Due di queste – battezzate rispettivamente “Abisso del nido” e “Humprey Bogaz” – si sono rivelate veri e propri abissi. Entrambe le grotte, infatti, superano i 100 metri di profondità, tra l’altro senza che la loro esplorazione possa dirsi conclusa.
Anche la revisione di più modeste cavità “visitate” in passato ha dato i suoi frutti. In una cavità del Moncodeno (la “Lo1887”) esplorata negli anni Ottanta la riduzione del deposito nevoso ha consentito agli speleologi di approfondire la ricerca di nuovi spazi e percorsi, raggiungendo ambienti caratterizzati da imponenti strati di ghiaccio. Anche in questo caso la profondità raggiunta dagli esploratori ha superato i 100 metri.
Si è detto delle condizioni climatiche sfavorevoli. In realtà già durante i primi mesi dell’anno gli ingressi delle grotte posti alle pendici della Grigna settentrionale sono stati praticamente irraggiungibili a causa dell’abbondante innevamento.
“Con il sopraggiungere della primavera e dell’estate – spiegano i promotori del progetto “InGrigna!” – le precipitazioni si sono susseguite ininterrottamente e ne hanno reso difficoltoso l’avvicinamento e oltremodo pericolosa la percorrenza degli abissi proprio a causa delle ingenti quantità d’acqua che si riversava in essi”.

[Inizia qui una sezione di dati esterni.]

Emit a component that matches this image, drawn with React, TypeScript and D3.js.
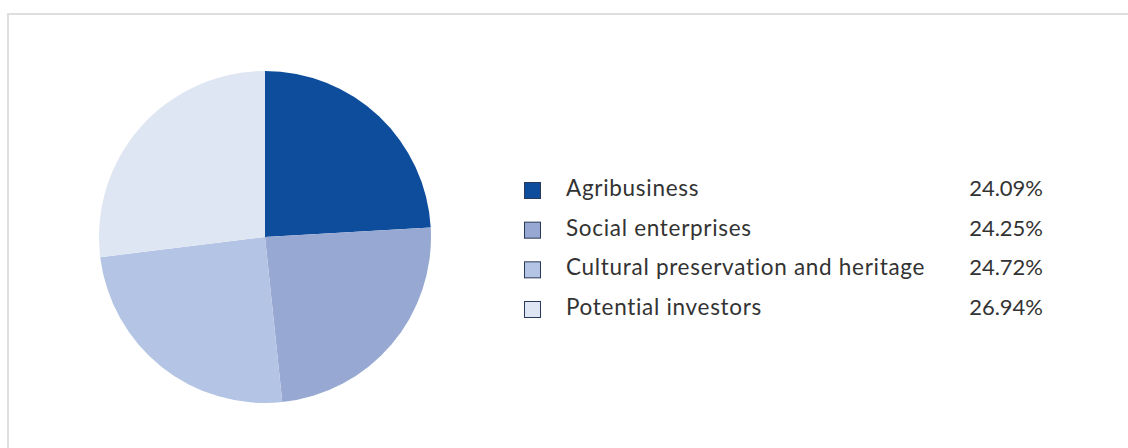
import React from "react";
import * as d3 from "d3";

const categories = [
  "Agribusiness",
  "Social enterprises",
  "Cultural preservation and heritage",
  "Potential investors",
];
const values = [24.09, 24.25, 24.72, 26.94];
const valueLabels = ["24.09%", "24.25%", "24.72%", "26.94%"];
const colors = ["#0e4c9c", "#97a9d3", "#b4c4e4", "#dfe6f3"];

const W = 1128;
const H = 448;
const cx = 265;
const cy = 237;
const radius = 166;
const font = "'Lato', 'Open Sans', sans-serif";

export default function App() {
  const pie = d3
    .pie<number>()
    .sort(null)
    .value((d) => d);
  const arcs = pie(values);
  const arcGen = d3.arc<d3.PieArcDatum<number>>().innerRadius(0).outerRadius(radius);

  const rowY = d3.scaleLinear().domain([0, 3]).range([196, 315]);

  return (
    <svg
      width={W}
      height={H}
      style={{ position: "absolute", left: 0, top: 0, background: "#fff" }}
    >
      <rect x={8} y={14} width={W + 20} height={H + 20} fill="#fff" stroke="#dedede" strokeWidth={2} />
      <g transform={`translate(${cx},${cy})`}>
        {arcs.map((a, i) => (
          <path key={i} d={arcGen(a) || ""} fill={colors[i]} stroke="none" />
        ))}
      </g>
      <g fontFamily={font} fill="#333">
        {categories.map((c, i) => {
          const y = rowY(i);
          return (
            <g key={c}>
              <rect
                x={524.5}
                y={y - 13.5}
                width={16}
                height={16}
                fill={colors[i]}
                stroke="#2a3a5a"
                strokeWidth={1}
              />
              <text x={566} y={y} fontSize={22.5} letterSpacing={0.7}>
                {c}
              </text>
              <text x={1043} y={y} fontSize={22} textAnchor="end">
                {valueLabels[i]}
              </text>
            </g>
          );
        })}
      </g>
    </svg>
  );
}
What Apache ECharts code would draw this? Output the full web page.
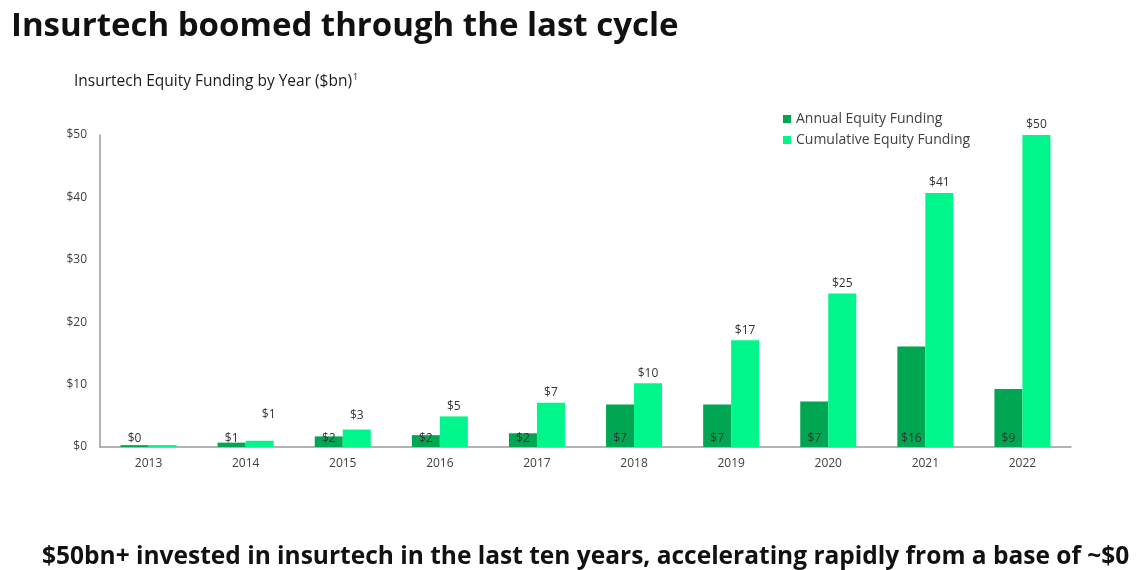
<!DOCTYPE html>
<html>
<head>
<meta charset="utf-8">
<script src="https://cdn.jsdelivr.net/npm/echarts@6/dist/echarts.min.js"></script>
<style>
html,body{margin:0;padding:0;background:#fff;}
#chart{width:1140px;height:570px;}
</style>
</head>
<body>
<div id="chart"></div>
<script>
const years = ['2013','2014','2015','2016','2017','2018','2019','2020','2021','2022'];
const annualFunding = [0.3, 0.7, 1.7, 1.9, 2.2, 6.8, 6.8, 7.3, 16.1, 9.3];
const cumulativeFunding = [0.3, 1.0, 2.8, 4.9, 7.1, 10.2, 17.1, 24.6, 40.7, 50.2];
const annualLabels = ['$0','$1','$2','$2','$2','$7','$7','$7','$16','$9'];
const cumulativeLabels = ['','$1','$3','$5','$7','$10','$17','$25','$41','$50'];
const yTicks = [0, 10, 20, 30, 40, 50];

const FONT = '"Open Sans"';
const DARK = '#00a651';
const BRIGHT = '#00f58a';
const TXT = '#404040';

// per-label nudges (styling only)
const cumLabelNudge = {1: [9, -16], 2: [0, -4]};

const chart = echarts.init(document.getElementById('chart'));
chart.setOption({
  backgroundColor: '#fff',
  animation: false,
  textStyle: {fontFamily: FONT},
  title: [
    {text: 'Insurtech boomed through the last cycle', left: 6, top: 5,
     textStyle: {fontFamily: FONT, fontWeight: 'bold', fontSize: 33, color: '#111'}},
    {text: '{a|Insurtech Equity Funding by Year ($bn)}{s|1}', left: 69, top: 68,
     textStyle: {rich: {
       a: {fontFamily: FONT, fontSize: 15.5, fontWeight: 'normal', color: '#1a1a1a'},
       s: {fontFamily: FONT, fontSize: 9, fontWeight: 'normal', color: '#1a1a1a', verticalAlign: 'top', padding: [0,0,8,1]}
     }}},
    {text: '$50bn+ invested in insurtech in the last ten years, accelerating rapidly from a base of ~$0',
     left: 37, top: 540,
     textStyle: {fontFamily: FONT, fontWeight: 'bold', fontSize: 24.5, color: '#111'}}
  ],
  legend: {
    orient: 'vertical', left: 778, top: 107, itemWidth: 8, itemHeight: 8, itemGap: 7,
    icon: 'rect',
    textStyle: {fontFamily: FONT, fontSize: 14, color: TXT},
    data: ['Annual Equity Funding', 'Cumulative Equity Funding']
  },
  grid: {left: 100, right: 69, top: 135, bottom: 123},
  xAxis: {
    type: 'category', data: years,
    axisTick: {show: false},
    axisLine: {lineStyle: {color: '#9a9a9a', width: 1.5}},
    axisLabel: {fontSize: 12, color: TXT, margin: 11, fontFamily: FONT}
  },
  yAxis: {
    type: 'value', min: yTicks[0], max: yTicks[yTicks.length-1], interval: 10,
    axisLine: {show: true, lineStyle: {color: '#9a9a9a', width: 1.5}},
    axisTick: {show: false},
    splitLine: {show: false},
    axisLabel: {fontSize: 12, color: TXT, margin: 13, fontFamily: FONT,
      formatter: v => '$' + v}
  },
  series: [
    {
      name: 'Annual Equity Funding', type: 'bar', barWidth: 28, barGap: '0%',
      itemStyle: {color: DARK},
      data: annualFunding,
      label: {show: true, position: 'insideBottom', distance: 2, fontSize: 12, color: '#333',
        fontFamily: FONT, formatter: p => annualLabels[p.dataIndex]}
    },
    {
      name: 'Cumulative Equity Funding', type: 'bar', barWidth: 28, barGap: '0%',
      itemStyle: {color: BRIGHT},
      data: cumulativeFunding.map((v, i) => cumLabelNudge[i] ? {value: v, label: {offset: cumLabelNudge[i]}} : v),
      label: {show: true, position: 'top', distance: 4, fontSize: 12, color: '#333',
        fontFamily: FONT, formatter: p => cumulativeLabels[p.dataIndex]}
    }
  ]
});
</script>
</body>
</html>
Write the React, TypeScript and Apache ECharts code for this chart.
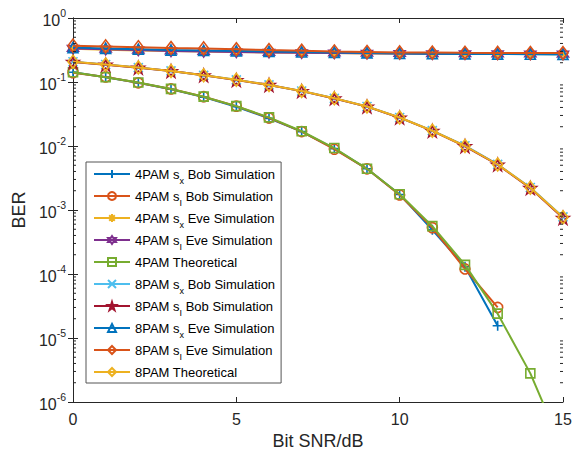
import React, { useEffect, useRef } from "react";
import * as echarts from "echarts";

const snr = [0, 1, 2, 3, 4, 5, 6, 7, 8, 9, 10, 11, 12, 13, 14, 15];

const pam4SxBob = [0.142, 0.119, 0.097, 0.077, 0.058, 0.041, 0.027, 0.0168, 0.0091, 0.0044, 0.00175, 0.00049, 0.00013, 0.0000155];
const pam4SiBob = [0.14, 0.12, 0.097, 0.078, 0.059, 0.042, 0.0275, 0.0168, 0.0089, 0.0044, 0.00172, 0.00053, 0.00012, 0.00003];
const pam4SxEve = [0.33, 0.32, 0.31, 0.305, 0.3, 0.295, 0.29, 0.286, 0.283, 0.28, 0.278, 0.276, 0.275, 0.274, 0.273, 0.272];
const pam4SiEve = [0.335, 0.325, 0.315, 0.305, 0.3, 0.295, 0.29, 0.287, 0.284, 0.281, 0.279, 0.277, 0.276, 0.275, 0.274, 0.273];
const pam4Theory = [0.142, 0.119, 0.098, 0.078, 0.059, 0.042, 0.028, 0.017, 0.0093, 0.0044, 0.00176, 0.00056, 0.000139, 0.000024, 0.0000028, 0.00000018];
const pam8SxBob = [0.207, 0.188, 0.168, 0.149, 0.127, 0.108, 0.09, 0.0723, 0.0556, 0.0414, 0.0279, 0.0174, 0.0101, 0.00516, 0.00225, 0.00078];
const pam8SiBob = [0.205, 0.186, 0.167, 0.148, 0.127, 0.107, 0.0895, 0.072, 0.0553, 0.0412, 0.0277, 0.0172, 0.0099, 0.0051, 0.0022, 0.00075];
const pam8SxEve = [0.345, 0.335, 0.325, 0.315, 0.31, 0.305, 0.3, 0.295, 0.29, 0.285, 0.28, 0.277, 0.275, 0.273, 0.272, 0.27];
const pam8SiEve = [0.37, 0.36, 0.35, 0.34, 0.335, 0.325, 0.315, 0.308, 0.3, 0.295, 0.29, 0.288, 0.286, 0.285, 0.284, 0.283];
const pam8Theory = [0.2075, 0.1876, 0.1685, 0.1486, 0.1273, 0.1082, 0.0898, 0.0723, 0.0556, 0.0414, 0.0279, 0.0173, 0.01, 0.00514, 0.00223, 0.00077];

const seriesNames = [
  "4PAM s_x Bob Simulation",
  "4PAM s_I Bob Simulation",
  "4PAM s_x Eve Simulation",
  "4PAM s_I Eve Simulation",
  "4PAM Theoretical",
  "8PAM s_x Bob Simulation",
  "8PAM s_I Bob Simulation",
  "8PAM s_x Eve Simulation",
  "8PAM s_I Eve Simulation",
  "8PAM Theoretical",
];
const seriesData = [pam4SxBob, pam4SiBob, pam4SxEve, pam4SiEve, pam4Theory, pam8SxBob, pam8SiBob, pam8SxEve, pam8SiEve, pam8Theory];
const seriesColors = ["#0072BD", "#D95319", "#EDB120", "#7E2F8E", "#77AC30", "#4DBEEE", "#A2142F", "#0072BD", "#D95319", "#EDB120"];

const PLUS = "path://M5,0L5,10M0,5L10,5";
const CROSS = "path://M0,0L10,10M10,0L0,10";
const ASTER = "path://M5,0L5,10M0,5L10,5M1.5,1.5L8.5,8.5M8.5,1.5L1.5,8.5";
const PENTA = "path://M50,0L61.2,34.5L97.6,34.5L68.2,55.9L79.4,90.5L50,69.1L20.6,90.5L31.8,55.9L2.4,34.5L38.8,34.5Z";
const HEXA = "path://M50,0L64.4,25L93.3,25L78.9,50L93.3,75L64.4,75L50,100L35.6,75L6.7,75L21.1,50L6.7,25L35.6,25Z";
const seriesSymbols = [PLUS, "circle", ASTER, HEXA, "rect", CROSS, PENTA, "triangle", "diamond", "diamond"];
const seriesSymbolSizes: any[] = [10, 10, 10, 11, 9, 9, 12, 10, [10, 13], [10, 13]];

const yMinorTicks = [-6, -5, -4, -3, -2, -1].flatMap((e) => [2, 3, 4, 5, 6, 7, 8, 9].map((k) => k * Math.pow(10, e)));

const FONT = "Liberation Sans, Arial, Helvetica, sans-serif";
const AXIS = "#262626";

export default function App() {
  const ref = useRef<HTMLDivElement>(null);
  useEffect(() => {
    if (!ref.current) return;
    const chart = echarts.init(ref.current, undefined, { renderer: "svg" });

    const lineSeries = seriesNames.map((name, i) => ({
      name,
      type: "line",
      data: seriesData[i].map((v, j) => [snr[j], v]),
      symbol: seriesSymbols[i],
      symbolSize: seriesSymbolSizes[i],
      showSymbol: true,
      showAllSymbol: true,
      clip: true,
      silent: true,
      lineStyle: { color: seriesColors[i], width: 2 },
      itemStyle: { color: "rgba(255,255,255,0)", borderColor: seriesColors[i], borderWidth: 1.6 },
      emphasis: { disabled: true },
      z: 2 + i * 0.01,
      xAxisIndex: 0,
      yAxisIndex: 0,
    }));

    const minorSeries = {
      type: "custom",
      silent: true,
      xAxisIndex: 0,
      yAxisIndex: 0,
      clip: false,
      z: 5,
      encode: { x: 0, y: 1 },
      data: yMinorTicks.map((v) => [0, v]),
      renderItem: (params: any, api: any) => {
        const v = api.value(1);
        const a = api.coord([0, v]);
        const b = api.coord([15, v]);
        return {
          type: "group",
          children: [
            { type: "line", shape: { x1: a[0], y1: a[1], x2: a[0] + 3, y2: a[1] }, style: { stroke: AXIS, lineWidth: 1 } },
            { type: "line", shape: { x1: b[0], y1: b[1], x2: b[0] - 3, y2: b[1] }, style: { stroke: AXIS, lineWidth: 1 } },
          ],
        };
      },
    };

    const baseX = {
      type: "value",
      min: 0,
      max: 15,
      interval: 5,
      splitLine: { show: false },
      axisLine: { show: true, lineStyle: { color: AXIS, width: 1 } },
      axisTick: { show: true, inside: true, length: 5, lineStyle: { color: AXIS } },
    };
    const baseY = {
      type: "log",
      logBase: 10,
      min: 1e-6,
      max: 1,
      splitNumber: 6,
      splitLine: { show: false },
      minorTick: { show: false },
      axisLine: { show: true, lineStyle: { color: AXIS, width: 1 } },
      axisTick: { show: true, inside: true, length: 5, lineStyle: { color: AXIS } },
    };

    chart.setOption({
      animation: false,
      backgroundColor: "#ffffff",
      grid: { left: 73, right: 21, top: 18, bottom: 50, containLabel: false, outerBoundsMode: "none" },
      xAxis: [
        {
          ...baseX,
          position: "bottom",
          axisLabel: { fontSize: 16, color: AXIS, fontFamily: FONT, margin: 9 },
          name: "Bit SNR/dB",
          nameLocation: "middle",
          nameGap: 27,
          nameTextStyle: { fontSize: 18, color: AXIS, fontFamily: FONT },
        },
        { ...baseX, position: "top", axisLabel: { show: false } },
      ],
      yAxis: [
        {
          ...baseY,
          position: "left",
          axisLabel: {
            margin: 7,
            fontSize: 16,
            lineHeight: 26,
            padding: [5, 0, 0, 0],
            color: AXIS,
            fontFamily: FONT,
            formatter: (v: number) => "10{s|" + Math.round(Math.log10(v)) + "}",
            rich: {
              s: { fontSize: 10.5, color: AXIS, fontFamily: FONT, lineHeight: 10, verticalAlign: "top" },
            },
          },
          name: "BER",
          nameLocation: "middle",
          nameGap: 44,
          nameTextStyle: { fontSize: 18, color: AXIS, fontFamily: FONT },
        },
        { ...baseY, position: "right", axisLabel: { show: false } },
      ],
      legend: {
        data: seriesNames,
        orient: "vertical",
        left: 86,
        top: 162,
        itemGap: 0,
        itemWidth: 36,
        itemHeight: 10,
        padding: [1, 6, 0, 7],
        backgroundColor: "#ffffff",
        borderColor: "#555555",
        borderWidth: 1,
        borderRadius: 0,
        selectedMode: false,
        formatter: (name: string) => name.replace(/_(\w)/, "{sub|$1}"),
        textStyle: {
          fontSize: 13,
          color: "#000000",
          fontFamily: FONT,
          lineHeight: 22,
          rich: {
            sub: { fontSize: 9, color: "#000000", fontFamily: FONT, lineHeight: 10, verticalAlign: "bottom" },
          },
        },
      },
      series: [...lineSeries, minorSeries],
    });
    return () => chart.dispose();
  }, []);
  return <div ref={ref} style={{ position: "fixed", left: 0, top: 0, width: 584, height: 452 }} />;
}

“Così fino al mese di agosto – aggiungono – la presenza degli speleologi è stata sporadica e le novità esplorative inesistenti. Durante le due settimane centrali del mese nonostante il continuo maltempo si è svolto il consueto campo esplorativo, che aveva come base il rifugio Bogani. Impossibilitati ad affrontare le cavità più profonde e impegnative sempre a causa delle avverse condizioni meteo, gli speleologi hanno concentrato la loro attenzione su alcune diramazioni in grotte già note a limitata profondità, sulla revisione di modeste cavità e sulla ricerca di nuovi ingressi”.
Ma i risultati ottenuti, si è detto, sono stati comunque lusinghieri e anche quest’anno tra gli speleologi del progetto “InGrigna!” non sono mancate presenze straniere, a testimonianza di come il Grignone rappresenti una tra le principali aree carsiche italiane.